Tuesday, September 11, 2007

The Magical World of Degravitania

My family is doing a Biggest Loser competition this fall in an attempt to promote healthy living. I was glad to participate, since every few months I try to lose big anyway. We are supposed to weigh in every week, but I haven't been able to get to a scale, since I haven't been to the gym in over a month. I finally got there yesterday and was very curious about how my weight was doing. I stepped up onto the doctor's-type scale and moved the weight over to 200. The arm dropped. So I moved the weight back to 150 and moved the smaller weight up to 50. The arm stayed up. So apparently I weigh somewhere between 200 and 200. But not 200 or 200. I went downstairs to the faculty weight room and the same thing happened. Luckily there was a normal bathroom scale next to it. I stepped on and the dial swung around to reveal my true weight--180. Now I was really pleased and surprised to see that, because I haven't been 180 since maybe seventh grade.
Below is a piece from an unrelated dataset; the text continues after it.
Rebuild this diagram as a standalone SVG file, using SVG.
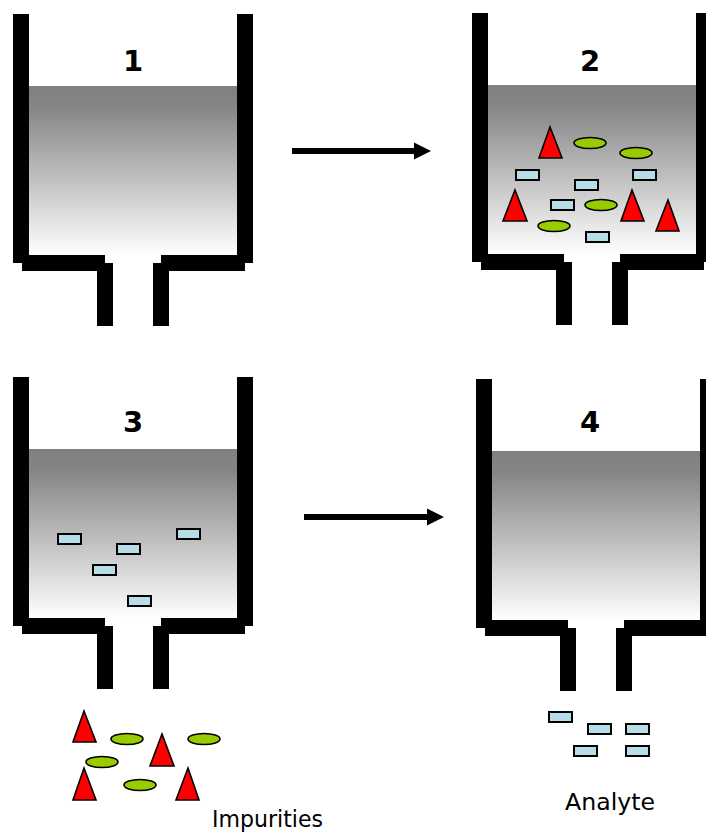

Not joking.

So I figure that in order to find my actual weight, I need to travel to a mythical land. To get to Narnia, you must go through the wardrobe. To Wonderland, you go through the looking glass. To Oz, you go through a concussion. Maybe I found the passageway to Degravitania, the land where your weight disappears and then drops by 20 pounds. I will be charging for admission at the low price of 20 dollars. Just meet me outside the university gym. (Please note the twenty-pound-lighter Mr. Tumnus.)

4 Comments:

At 4:02 PM, Blogger Cicada said...

So if I give you $20, when I get to Degravitania, does that turn into $0?

 
At 3:20 PM, Blogger Lemonzest said...

YAYAYAYA! I'm so happy! Today was one of those days when I randomly think to myself, hmm, I should check out Limon's blog just to see if he's posted anything, and I am in luck!!

 
At 6:56 PM, Blogger Adam said...

Let me know if you ever find portals to these magical lands:

Defenestrania
A land where people throw themselves out of windows without getting injured.

Dewrestlemania
Sorry, Mr. Hogan. You're not welcome here.

De-can-you-blame-me-a
A land where only rational excuses survive

And wouldn't it be fun to visit De-I-feel-strange-i-a or De-are-you-insane?!-i-a

 
At 5:38 PM, Blogger ambrosia ananas said...

Dear Limon,

Enclosed is $20. Now I'm skinny again, right?